View Full Version : What is this, sadness, bad gut feeling, distractions, but never with friends
pingo5
November 13th, 2013, 10:31 PM
i don't know if this belongs here or not, i apologize if it doesn't. i've been having this problem for a month or so now... when im with friends, or doing something i enjoy(drawing, playing an instrument, etc.) its all fine, but when i get alone time, during class, and even sometimes when i have friends, theres just a bad, sad feeling. its hard to explain. im sad and im not sure why. i guess when my brain gets a chance to drift from whatever im doing. i dont know what goes through my mind, either.
sorry for a crappy explanation. i dont know what to do, and am coming here for help.
Axw_JD
November 13th, 2013, 11:21 PM
I'm not sure if I can help much but yeah I know exactly what you mean, it happens to me probably in a more extreme way... I can't even enjoy stuff I usually enjoy kn my own if I'm by myself, is completely depressing and weakening...

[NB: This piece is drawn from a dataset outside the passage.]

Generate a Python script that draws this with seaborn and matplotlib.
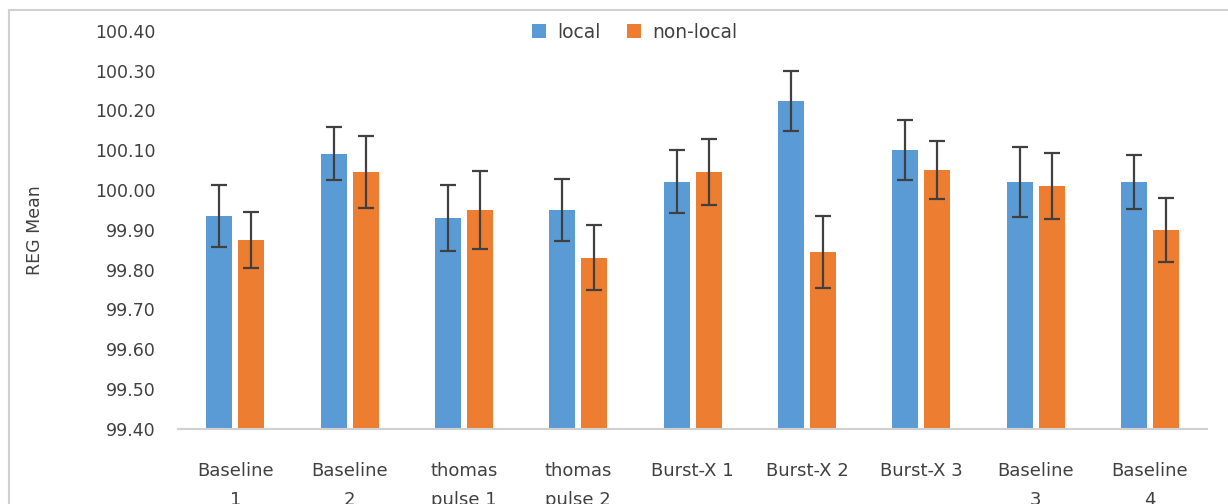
import pandas as pd
import matplotlib
matplotlib.use("Agg")
import matplotlib.pyplot as plt
import seaborn as sns
from matplotlib.patches import Rectangle

# data
conditions = ["Baseline\n1", "Baseline\n2", "thomas\npulse 1", "thomas\npulse 2",
              "Burst-X 1", "Burst-X 2", "Burst-X 3", "Baseline\n3", "Baseline\n4"]
local_mean = [99.935, 100.091, 99.930, 99.950, 100.021, 100.224, 100.101, 100.021, 100.021]
local_err = [0.078, 0.066, 0.083, 0.078, 0.080, 0.076, 0.076, 0.088, 0.068]
nonlocal_mean = [99.875, 100.046, 99.950, 99.830, 100.046, 99.845, 100.051, 100.011, 99.900]
nonlocal_err = [0.070, 0.090, 0.098, 0.082, 0.083, 0.090, 0.073, 0.083, 0.080]
groups = ["local", "non-local"]
colors = ["#5B9BD5", "#ED7D31"]
y_ticks = [99.4 + 0.1 * i for i in range(11)]

sns.set_style("white")
plt.rcParams['font.family'] = ['DejaVu Sans']
plt.rcParams['text.color'] = '#404040'

df = pd.DataFrame({
    "cond": conditions * 2,
    "group": [groups[0]] * len(conditions) + [groups[1]] * len(conditions),
    "mean": local_mean + nonlocal_mean,
})
errs = {groups[0]: local_err, groups[1]: nonlocal_err}

fig = plt.figure(figsize=(12.28, 5.04), dpi=100)
ax = fig.add_axes([0.145, 0.149, 0.838, 0.790])

sns.barplot(data=df, x="cond", y="mean", hue="group", order=conditions,
            hue_order=groups, palette=colors, width=0.56, gap=0.19,
            errorbar=None, saturation=1, linewidth=0, ax=ax)

# error bars on top of each bar
for cont, g in zip(ax.containers, groups):
    xs = [p.get_x() + p.get_width() / 2 for p in cont.patches]
    ys = [p.get_height() for p in cont.patches]
    ax.errorbar(xs, ys, yerr=errs[g], fmt='none', ecolor='#404040',
                elinewidth=1.6, capsize=5.5, capthick=1.6, zorder=5)

ax.set_ylim(99.4, 100.4)
ax.set_yticks(y_ticks)
ax.set_yticklabels([f"{v:.2f}" for v in y_ticks])
ax.set_xlim(-0.5, len(conditions) - 0.5)
ax.set_xlabel("")
ax.set_ylabel("REG Mean", fontsize=12.5, color='#404040')
ax.yaxis.set_label_coords(-0.130, 0.5)

for s in ["top", "right", "left"]:
    ax.spines[s].set_visible(False)
ax.spines["bottom"].set_color('#d0d0d0')
ax.spines["bottom"].set_linewidth(1.5)
ax.tick_params(axis='y', length=0, pad=16, labelsize=12.5, labelcolor='#404040')
ax.tick_params(axis='x', length=0, pad=24, labelsize=13, labelcolor='#404040')
for t in ax.get_xticklabels():
    t.set_linespacing(1.75)
    t.set_verticalalignment('top')

ax.legend(loc='center', bbox_to_anchor=(0.517, 0.936), bbox_transform=fig.transFigure,
          ncol=2, frameon=False, fontsize=13.5, handlelength=0.75, handleheight=0.75,
          handletextpad=0.6, columnspacing=1.4)

# chart frame (partially cut off in the reference)
fig.patches.append(Rectangle((9 / 1228, -0.1), 1.2, 1.1 - 10 / 504, transform=fig.transFigure,
                             fill=False, ec='#d0d0d0', lw=1.5))

fig.savefig("out.png", dpi=100)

In my case is mostly tiredness, I have reached a point where I'm tired of being alone and feeling alone so I need to avoid it as much as possible...and I guess the way my brain tells me to do that is with sadness, idk...
pingo5
November 14th, 2013, 01:38 PM
ive been diagnosed(by a doctor) for ADD, i dont know if that has anything to do with it. take the meds. doesnt seem to affect it though. maybe its all the bad things that happen that i seem to recover from too quickly.
Mynick
November 14th, 2013, 03:29 PM
Can't help you, but you are not alone, i feel the same myself.
Miserabilia
November 14th, 2013, 03:55 PM
I know exactly how you feel! I think it's a kind of depression.
pingo5
November 17th, 2013, 12:02 PM
alright. at least i know im not the only one. i guess we will see what happens... maybe itll pass sometime.
othees
November 17th, 2013, 04:13 PM
Just worried about future problems?
CabbageMedul
December 3rd, 2013, 03:45 AM
I'm afraid I can't help you. But I understand how you feel. The thing with me is though, it will vary. Though, usually when I'm alone at home, doing something I enjoy, I feel fine.
But in general when at school or something, I'll just feel bad, and wanting to go home. It's weird! :confused:
pingo5
January 1st, 2014, 02:17 PM
yeah it's changed now. i got put on meds for depression. i'm kinda hoping thats what it is so i at least know and can work on getting better, but i also hope its not because its... hard to deal with.